Apache foundation has been one of the main services that are leveraged by organization to deploy, integrate and work with large amounts of structured and unstructured data but other than Apache foundation there are a number of other interesting solutions available as well especially with cloud now increasingly becoming a foundation stone of Big Data deployment and we now have some other options well. Let’s explore
The way Google looked at search, one of its first challenges was to understand and address how to index and rank a large volume of data that was there on the internet. MapReduce came into the picture to solve this use case and manage the processing of a large volume of data on commodity servers. MapReduce is a framework programming structure for processing and analyzing large data sets. MapReduce functions are automatically parallel distributed on a cluster of servers.
Apache Spark is widely utilized for big data processing with its built-in capabilities for on the go data streaming, SQL, and machine learning this is a tool of choice for a large number of organizations. Spark can seamlessly run in-memory within databases like MongoDB and enables interactive streaming analytics on the fly. When corporations need to make a forecast in real time in use cases like pricing and programmatic advertising Apache Spark is the tool of choice as unlike batch processing, vast amounts of historical data can be analyzed with live data to make real-time decisions.

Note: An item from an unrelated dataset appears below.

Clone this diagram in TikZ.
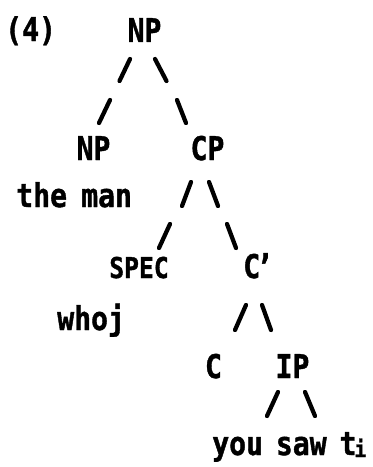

TensorFlow is the developer tool of choice for corporations looking at deploying machine learning. TensorFlow has been designed for large-scale distributed modeling and prediction, but it also gives developers the option of learning new machine models and system-level optimizations. One of the key advantages that are there with Tensorflow is that is intuitive, well documented and has a fast growing community of developers.
GraphQL is a query language that was first built and used inside Facebook as its mobile apps became more complex and started experiencing performance issues. GraphQL is essentially a query language for APIs and provides a comprehensive description of the data in the API. GraphQL is very similar to RESTAPI in the sense that it is used to get data from any backend service.
Apache Flume is a service that is used for collecting, aggregating, and distributing large amounts of streaming data into Hadoop Distributed File System. One of the scenarios that could be used to describe a Flume deployment. Imagine an organization using a large number of servers to run various services. This scenario creates a large number of log files that need to be analyzed and processed using Hadoop. To dump all the logs in the Hadoop in a manner that they maintain reliability, scalability, extensibility Flume is one of the tools that is the tool of choice.
These are just a few examples of the ways open source is changing the big data landscape. Future is exciting and will continue to foster new innovation in this domain. Within Dataeaze we continue innovating and exploring this domain and we will continue to partner with innovative corporations to bringing exciting big data solutions to corporations across the globe.